I spent last Friday and Saturday at the Southern Workshop in Macroeconomics (SWIM), held at the University of Auckland. It's an event that has attracted some very high level speakers since it got underway in 2005 - Prescott (2006), Lucas (2008), Barro (2011), Turnovsky (2012) - and I thought it would be a good opportunity to catch up with the state of play towards the bleeding edge of modern macro. And I'd like to acknowledge the sponsors who helped make it happen: our Reserve Bank, the Australian National University's Centre for Applied Macroeconomic Analysis, and our Productivity Commission, as well as the organising team from the University of Auckland (El-hadj Bah, Debasis Bandyopadhyay, Prasanna Gai, Daryna Grechyna) and from Victoria University (Martin Berka).
What struck me most about the current state of play, going by the papers presented, is how much more theoretical and microeconomics-grounded macro has become since the days I first studied it (a long time ago). Partly, that reflected the nature of SWIM, which prefers "papers in any area of macroeconomics that has a strong theoretical foundation", but it also extends to macro as a whole. Back in the days, we tended to work with the aggregates or the sub-aggregates in the national accounts (consumption, investment, stocks, what have you): now, models are typically micro based with (for example) the consumer modelled as a "representative agent", explicitly optimising a lifetime series of choices between work, consumption, and leisure, subject to a budget constraint. As an aside, I was also struck by the high intellectual calibre of the presenters, who were a seriously bright bunch, as they need to be these days to handle these highly complex models.

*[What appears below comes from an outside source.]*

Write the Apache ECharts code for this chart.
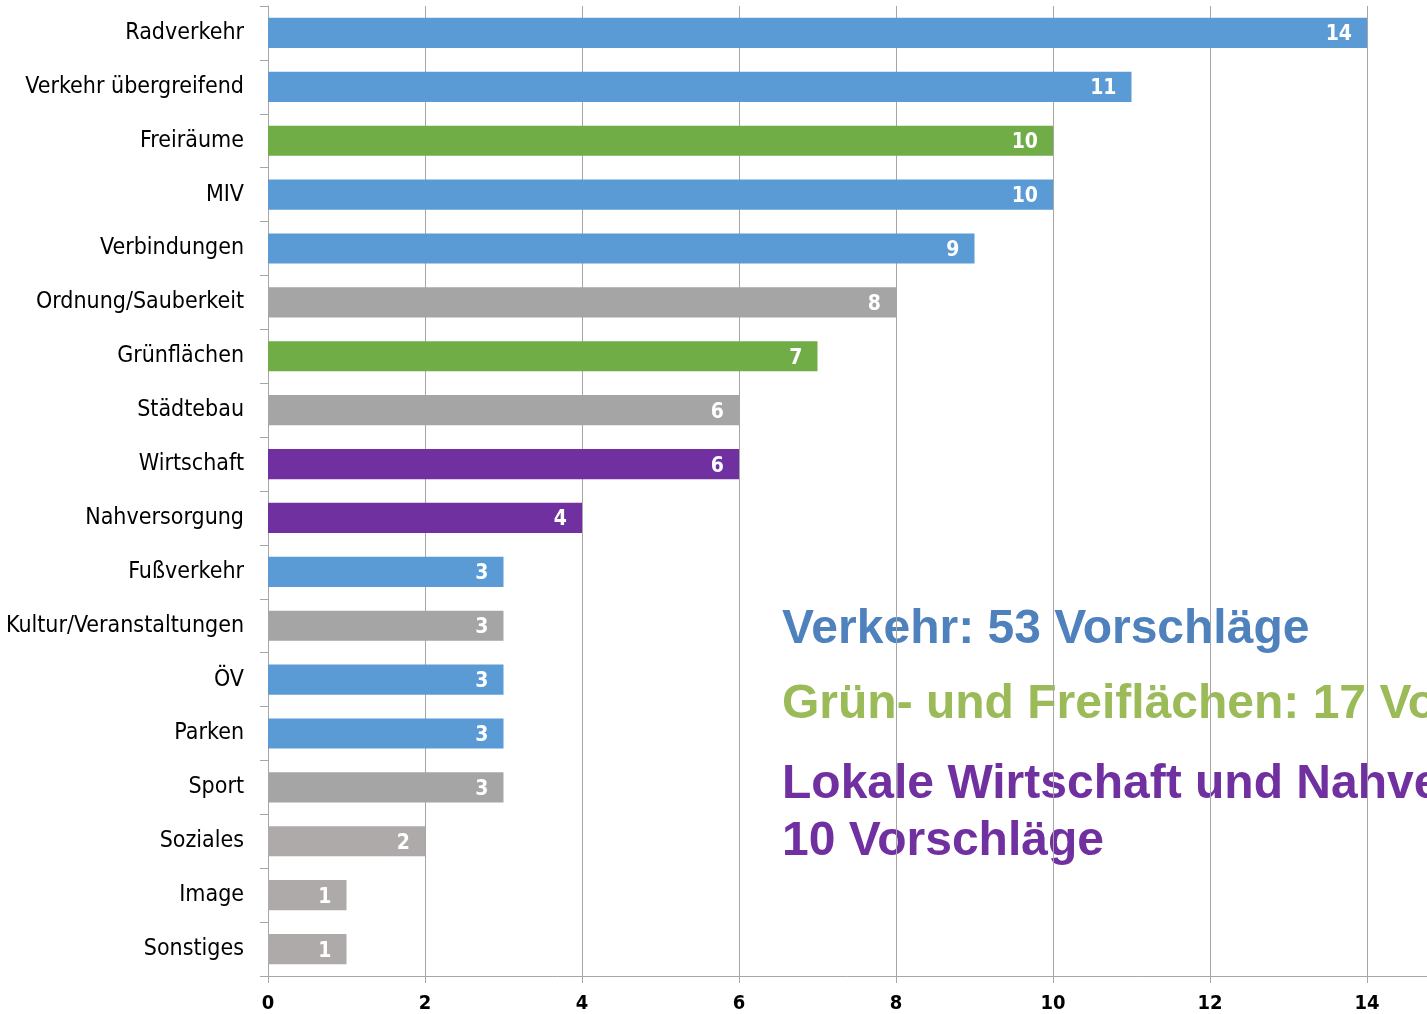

As you may know, there's a lively debate about these modern families of models - Dynamic Stochastic General Equilibrium (DSGE) models being the archetype - and whether they are any good, a debate principally fuelled by their alleged inability to spot the GFC before it happened, or even to explain it after the event inside the model.
I lean towards the sceptical view myself, and not only because I'm a "show me the R squared and are the signs on the coefficients right" sort of guy. These models are intellectually elegant, even beautiful (if I can get carried away for a moment), but they tend to come with two disadvantages: some of their predictions are at odds with the real world being modelled, and they tend to oversimplify (or ignore) important aspects of the world (like credit or finance).
To be fair, many modern macro modellers know this, but their typical solution (introduce a "friction" of some kind into one of more of the sectors in the model) comes with two more problems. There is an arbitrarily large number of frictions that can be introduced, and how the model subsequently behaves is very heavily dependent on exactly how each friction is characterised. The upshot is that you can make a DSGE model say anything you like depending on how you've modified it. Some might see that as a plus: I don't.
All that said, there were some papers that especially appealed even to an empirically minded curmudgeon. I liked Diego Restuccia's paper on land misallocation and productivity, which among other things showed the inefficiencies wrought by land "reforms" in Malawi and the Philippines (I blogged earlier about his presentation on productivity to the Government Economics Network). Also the work that Robert Ductor at Massey (with a co-author) is doing on establishing the degree and pathways of global business cycle interdependencies, and the work that Tim Robinson at the Reserve Bank of Australia (again with co-authors) presented on the effect of "forward guidance" (central banks' new practice of signalling when interest rates are likely to change) on market participants' expectations.
Top billing, for me, went to the paper "A theory of factor shares", by Sephorah Mangin from Monash University. Yes, it was one of those mathematically complex models with an elaborate microfoundation and a "friction" (the process of matching workers and firms). But not only was it consistent with the microeconomics, it did a fine job (when calibrated to US factor shares 1951-2003) of explaining the real world (though it did appear to break down in 2004 and 2005).
As it happened, the results from the fully microeconomics-consistent model boiled down to what you would have got, had you simply regressed factor shares on the unemployment rate (which proxies the bargaining power of employers) and eligibility for unemployment insurance (which proxies the reservation wage of the employed, in that if insurance is sufficiently available, they will tell an employer, pushing his luck with a low-ball wage offer, to get stuffed). So for once the fancy model and the palaeolithic econometrics got you to the same place.